The High Court dismissed Achar’s appeal and upheld the Registrar’s discovery order. Practically, this meant that Sci-Gen was entitled to obtain the specified categories of emails from Achar, including the alleged termination emails, the relevant email exchanges during the critical period, and the broader set of emails containing specified search terms within the defined date range.
The order also required the disclosure to be provided in an electronic, text-searchable and structured format, with file names and formats identified, and permitted inspection in native format. This ensured that Sci-Gen could conduct effective searches and examine the documents in a way that preserved potentially probative electronic characteristics, including metadata.
Why Does This Case Matter?
Sanae Achar v Sci-Gen Ltd is a useful authority for practitioners dealing with discovery of electronically stored documents in Singapore. It demonstrates that courts will apply the traditional discovery tests—relevance and necessity—while also using the e-Discovery PD to calibrate the practical mechanics of electronic disclosure. The case supports the proposition that emails and other electronic materials are squarely within the concept of “documents” for discovery purposes, and that electronic discovery should be approached with methods that enable efficient searching and meaningful inspection.

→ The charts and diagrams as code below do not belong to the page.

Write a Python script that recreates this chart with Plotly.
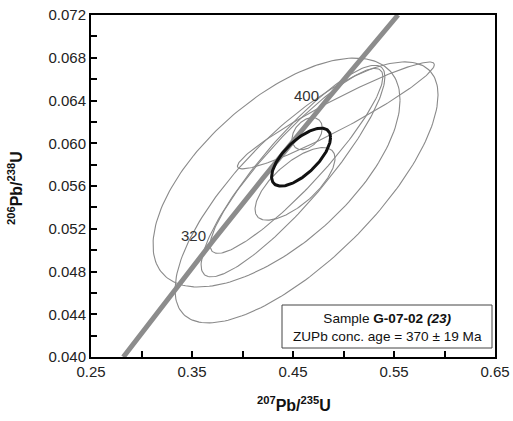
import numpy as np
import plotly.graph_objects as go

# Concordia curve points
conc_x = [0.282, 0.336, 0.371, 0.420, 0.483, 0.554]
conc_y = [0.0400, 0.0467, 0.0509, 0.0567, 0.0640, 0.0720]
age_labels = ["320", "400"]
age_x = [0.351, 0.463]
age_y = [0.0514, 0.0645]

# Error ellipses: centre, half-extent in x and y, correlation
ell_cx = [0.4337, 0.4634, 0.450, 0.4535, 0.452, 0.464, 0.4925]
ell_cy = [0.05726, 0.0554, 0.0574, 0.05835, 0.0562, 0.0609, 0.0626]
ell_sx = [0.1223, 0.1302, 0.091, 0.0855, 0.0396, 0.015, 0.0975]
ell_sy = [0.01071, 0.01221, 0.0099, 0.00865, 0.0034, 0.0015, 0.0050]
ell_rho = [0.633, 0.747, 0.89, 0.91, 0.70, 0.35, 0.95]

# Concordia age ellipse (bold)
mean_cx, mean_cy, mean_sx, mean_sy, mean_rho = 0.458, 0.0587, 0.0292, 0.00271, 0.68

x_ticks = [0.25, 0.35, 0.45, 0.55, 0.65]
y_ticks = [0.040, 0.044, 0.048, 0.052, 0.056, 0.060, 0.064, 0.068, 0.072]

FONT = "Arial, Liberation Sans, sans-serif"


def ellipse(cx, cy, sx, sy, rho, n=200):
    t = np.linspace(0, 2 * np.pi, n)
    x = cx + sx * np.cos(t)
    y = cy + sy * (rho * np.cos(t) + np.sqrt(1 - rho ** 2) * np.sin(t))
    return x, y


fig = go.Figure()
for cx, cy, sx, sy, r in zip(ell_cx, ell_cy, ell_sx, ell_sy, ell_rho):
    ex, ey = ellipse(cx, cy, sx, sy, r)
    fig.add_trace(go.Scatter(x=ex, y=ey, mode="lines",
                             line=dict(color="#8a8a8a", width=1.1),
                             hoverinfo="skip", showlegend=False))

fig.add_trace(go.Scatter(x=conc_x, y=conc_y, mode="lines",
                         line=dict(color="#8c8c8c", width=5),
                         hoverinfo="skip", showlegend=False))

mx, my = ellipse(mean_cx, mean_cy, mean_sx, mean_sy, mean_rho)
fig.add_trace(go.Scatter(x=mx, y=my, mode="lines",
                         line=dict(color="#111111", width=3),
                         hoverinfo="skip", showlegend=False))

for lab, ax_, ay_ in zip(age_labels, age_x, age_y):
    fig.add_annotation(x=ax_, y=ay_, text=lab, showarrow=False,
                       font=dict(family=FONT, size=15, color="#333"))

fig.add_shape(type="rect", xref="paper", yref="paper",
              x0=(282 - 91) / 404, x1=(492 - 91) / 404,
              y0=(357 - 348) / 342, y1=(357 - 305) / 342,
              line=dict(color="#444", width=1), fillcolor="white")
fig.add_annotation(xref="paper", yref="paper", x=(387 - 91) / 404, y=(357 - 327) / 342,
                   xanchor="center", yanchor="middle",
                   text="Sample <b>G-07-02 <i>(23)</i></b><br>ZUPb conc. age = 370 ± 19 Ma",
                   showarrow=False, align="center",
                   font=dict(family=FONT, size=13.6, color="#111"))

# axis titles
fig.add_annotation(xref="paper", yref="paper", x=(294 - 91) / 404, y=(357 - 404) / 342,
                   xanchor="center", yanchor="middle", showarrow=False,
                   text="<b><sup>207</sup>Pb/<sup>235</sup>U</b>",
                   font=dict(family=FONT, size=16, color="#111"))
fig.add_annotation(xref="paper", yref="paper", x=(15 - 91) / 404, y=(357 - 188) / 342,
                   xanchor="center", yanchor="middle", showarrow=False, textangle=-90,
                   text="<b><sup>206</sup>Pb/<sup>238</sup>U</b>",
                   font=dict(family=FONT, size=16, color="#111"))

axis_font = dict(family=FONT, size=15, color="#222")
fig.update_layout(
    width=513, height=421,
    margin=dict(l=91, r=18, t=15, b=64),
    paper_bgcolor="white", plot_bgcolor="white",
    xaxis=dict(range=[0.25, 0.65], tickvals=x_ticks, automargin=False,
               ticktext=[f"{v:.2f}" for v in x_ticks],
               ticks="inside", ticklen=6, tickwidth=2, tickcolor="black",
               minor=dict(dtick=0.05, tick0=0.25, ticks="inside", ticklen=6,
                          tickwidth=2, tickcolor="black", showgrid=False),
               showline=True, linecolor="black", linewidth=2, mirror=True,
               showgrid=False, zeroline=False, tickfont=axis_font),
    yaxis=dict(range=[0.040, 0.072], tickvals=y_ticks, automargin=False,
               ticktext=[f"{v:.3f}" for v in y_ticks],
               ticks="inside", ticklen=6, tickwidth=2, tickcolor="black",
               minor=dict(dtick=0.002, tick0=0.040, ticks="inside", ticklen=6,
                          tickwidth=2, tickcolor="black", showgrid=False),
               showline=True, linecolor="black", linewidth=2, mirror=True,
               showgrid=False, zeroline=False, tickfont=axis_font),
)

fig.write_html("out.html", config={"displayModeBar": False},
               post_script="document.body.style.margin='0';document.body.style.overflow='hidden';")
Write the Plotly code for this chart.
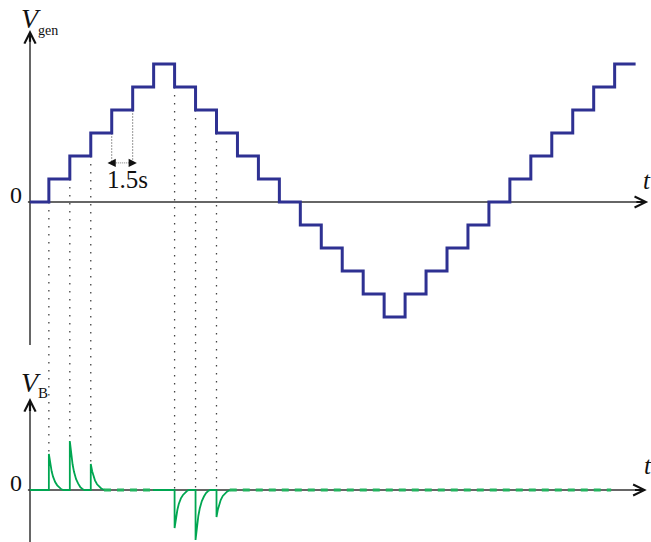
import plotly.graph_objects as go

# ---------------- data ----------------
# step edge times (s) of the generator staircase (steps of 1.5 s)
step_edges = [0, 1.35, 2.85, 4.35, 5.85, 7.35, 8.85, 10.35, 11.85, 13.35, 14.85,
              16.35, 17.85, 19.35, 20.85, 22.35, 23.85, 25.35, 26.85, 28.35,
              29.85, 31.35, 32.85, 34.35, 35.85, 37.35, 38.85, 40.35, 41.85, 43.35]
# generator level on each step (arbitrary units)
gen_levels = [0, 1, 2, 3, 4, 5, 6, 5, 4, 3, 2, 1, 0, -1, -2, -3, -4, -5,
              -4, -3, -2, -1, 0, 1, 2, 3, 4, 5, 6]

# V_B spikes: times, amplitudes, level below the edge on the staircase
spike_times = [1.35, 2.85, 4.35, 10.35, 11.85, 13.35]
spike_amps = [0.72, 0.98, 0.52, -0.76, -1.0, -0.54]
spike_low_levels = [0, 1, 2, 5, 4, 3]
# decay profile (time after edge, fraction of peak)
decay_dt = [0, 0.1, 0.2, 0.3, 0.45, 0.6, 0.75, 0.9, 1.05]
decay_frac = [1, 0.72, 0.52, 0.37, 0.22, 0.13, 0.06, 0.02, 0]

# dashed (idle) parts of V_B
dash_segments = [(5.3, 8.8), (14.3, 41.6)]
solid_segments_start = [0, 8.8]

# ---------------- scales ----------------
W, H = 651, 542
XR = [-2.1475, 44.452]
Y1R = [-14.783, 8.783]
Y2R = [-1.04, 9.8]

def p1(v):
    return (v - Y1R[0]) / (Y1R[1] - Y1R[0])

def p2(v):
    return (v - Y2R[0]) / (Y2R[1] - Y2R[0])

SERIF = "Liberation Serif, Times New Roman, serif"
BLUE = "#2e3192"
GREEN = "#00a651"
GREEN2 = "#22b45e"
AX = "#333333"

fig = go.Figure()

# staircase
fig.add_trace(go.Scatter(
    x=step_edges, y=gen_levels + [gen_levels[-1]],
    mode="lines", line=dict(color=BLUE, width=3, shape="hv"),
    yaxis="y", hoverinfo="skip"))

# V_B solid parts with spikes
def spike_pts(i):
    t, a = spike_times[i], spike_amps[i]
    xs = [t, t] + [t + d for d in decay_dt]
    ys = [0, a] + [a * f for f in decay_frac]
    return xs, ys

xs, ys = [solid_segments_start[0]], [0]
for i in range(3):
    sx, sy = spike_pts(i)
    xs += sx; ys += sy
xs += [dash_segments[0][0]]; ys += [0]
fig.add_trace(go.Scatter(x=xs, y=ys, mode="lines",
                         line=dict(color=GREEN, width=1.8), yaxis="y2", hoverinfo="skip"))

xs, ys = [solid_segments_start[1]], [0]
for i in range(3, 6):
    sx, sy = spike_pts(i)
    xs += sx; ys += sy
xs += [dash_segments[1][0]]; ys += [0]
fig.add_trace(go.Scatter(x=xs, y=ys, mode="lines",
                         line=dict(color=GREEN, width=1.8), yaxis="y2", hoverinfo="skip"))

for a, b in dash_segments:
    fig.add_trace(go.Scatter(x=[a, b], y=[0, 0], mode="lines",
                             line=dict(color=GREEN2, width=3, dash="7px,6px"),
                             yaxis="y2", hoverinfo="skip"))

shapes = []
# axes lines
shapes.append(dict(type="line", xref="x", yref="y", x0=-0.15, x1=44.1, y0=0, y1=0,
                   line=dict(color=AX, width=1.5), layer="below"))
shapes.append(dict(type="line", xref="x", yref="y", x0=0, x1=0, y0=-6.22, y1=7.3,
                   line=dict(color=AX, width=1.5), layer="below"))
shapes.append(dict(type="line", xref="x", yref="y2", x0=-0.15, x1=44.0, y0=0, y1=0,
                   line=dict(color=AX, width=1.5), layer="below"))
shapes.append(dict(type="line", xref="x", yref="y2", x0=0, x1=0, y0=Y2R[0], y1=1.7,
                   line=dict(color=AX, width=1.5), layer="below"))

# dotted guide lines from staircase edges to spikes
for t, a, lo in zip(spike_times, spike_amps, spike_low_levels):
    bottom = a if a > 0 else 0
    shapes.append(dict(type="line", xref="x", yref="paper", x0=t, x1=t,
                       y0=p1(lo), y1=p2(bottom),
                       line=dict(color="#444", width=1.3, dash="1.5px,6.5px"),
                       layer="below"))

# 1.5 s dimension
dim_y = 1.7
for t, lvl in [(5.85, 3), (7.35, 4)]:
    shapes.append(dict(type="line", xref="x", yref="y", x0=t, x1=t, y0=lvl, y1=dim_y,
                       line=dict(color="#999", width=1, dash="2px,1px"), layer="below"))
shapes.append(dict(type="line", xref="x", yref="y", x0=6.0, x1=7.2, y0=dim_y, y1=dim_y,
                   line=dict(color="#777", width=1, dash="1px,1px")))

ann = []
def arrow(x, y, ax, ay, yref, head=5, width=2.2, size=1.0):
    ann.append(dict(x=x, y=y, ax=ax, ay=ay, xref="x", yref=yref, axref="x", ayref=yref,
                    showarrow=True, arrowhead=head, arrowwidth=width, arrowsize=size,
                    arrowcolor="#111", text=""))

arrow(44.25, 0, 43.3, 0, "y")
arrow(0, 7.48, 0, 6.9, "y")
arrow(44.15, 0, 43.2, 0, "y2")
arrow(0, 1.84, 0, 1.55, "y2")
arrow(5.55, dim_y, 6.1, dim_y, "y", head=2, width=1.5, size=1.1)
arrow(7.65, dim_y, 7.1, dim_y, "y", head=2, width=1.5, size=1.1)

def text(x, y, s, size, yref="y", italic=False, xanchor="center"):
    ann.append(dict(x=x, y=y, xref="x", yref=yref, text=("<i>%s</i>" % s) if italic else s,
                    showarrow=False, xanchor=xanchor, yanchor="middle",
                    font=dict(family=SERIF, size=size, color="#111")))

text(0.07, 8.0, "V", 28, italic=True)
text(1.29, 7.45, "gen", 14)
text(-1.0, 0.3, "0", 24)
text(44.2, 0.95, "t", 25, italic=True)
text(7.0, 1.0, "1.5s", 25)
text(0.07, 2.16, "V", 28, yref="y2", italic=True)
text(0.95, 1.94, "B", 15, yref="y2")
text(-1.0, 0.14, "0", 24, yref="y2")
text(44.25, 0.5, "t", 25, yref="y2", italic=True)

fig.update_layout(
    width=W, height=H, autosize=False,
    margin=dict(l=0, r=0, t=0, b=0, pad=0),
    paper_bgcolor="white", plot_bgcolor="white",
    showlegend=False,
    xaxis=dict(range=XR, visible=False, domain=[0, 1]),
    yaxis=dict(range=Y1R, visible=False, domain=[0, 1]),
    yaxis2=dict(range=Y2R, visible=False, domain=[0, 1], overlaying="y"),
    shapes=shapes, annotations=ann,
)

fig.write_html("out.html", config={"displayModeBar": False},
               post_script="document.body.style.margin='0px';document.body.style.overflow='hidden';")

From a litigation strategy perspective, the decision highlights how allegations about document timing, authenticity, and backdating can make electronic communications particularly significant. Where the dispute turns on when termination-related communications occurred, courts are likely to view targeted email categories and keyword-based searches as necessary to fairly dispose of the matter, provided the scope is bounded by relevance and reasonable time limits.
For counsel, the case also underscores the importance of how discovery is ordered. Requiring text-searchable electronic disclosure and inspection in native format can materially affect the ability to test authenticity and to examine metadata. This is especially relevant in employment disputes, fraud-related allegations, and any case where the chronology of communications is contested.
Legislation Referenced
- Rules of Court (Cap 322, R 5, 2006 Rev Ed), Order 24 r 1
- Rules of Court (Cap 322, R 5, 2006 Rev Ed), Order 24 r 5
- Rules of Court (Cap 322, R 5, 2006 Rev Ed), Order 24 r 5(3)
- Rules of Court (Cap 322, R 5, 2006 Rev Ed), Order 24 r 7
- Supreme Court Practice Direction No 3 of 2009 (e-Discovery PD)
Cases Cited
- Tan Chin Seng and others v Raffles Town Club Pte Ltd [2002] 2 SLR(R) 465
- Deutsche Bank AG v Chang Tse Wen and others [2010] SGHC 125
- PSA Corp Ltd v Korea Exchange Bank [2002] 1 SLR(R) 871
- Trek Technology (Singapore) Pte Ltd v FE Global Electronics Pte Ltd and another suit [2003] 3 SLR(R) 685
- K Solutions Pte Ltd v National University of Singapore [2009] 4 SLR(R) 254
- Fermin Aldabe v Standard Chartered Bank [2009] SGHC 194
- RecordTV Pte Ltd v MediaCorp TV Singapore Pte Ltd and others [2010] 2 SLR 152
- Megastar Entertainment Pte Ltd and another v Odex Pte Ltd [2005] 3 SLR(R) 91
- Alliance Management SA v Pendleton Lane P and another and another suit [2008] 4 SLR(R) 1
- Sumitomo Corpn v Credit Lyonnais Rouse Ltd [2002] 1 WLR 479
- Derby & Co Ltd And Others v Weldon And Others (No 9) [1991] 1 WLR 652
- Sony Music Entertainment (Australia) Limited v University of Tasmania [2003] FCA 532
Source Documents
This article analyses [2011] SGHC 87 for legal research and educational purposes. It does not constitute legal advice. Readers should consult the full judgment for the Court's complete reasoning.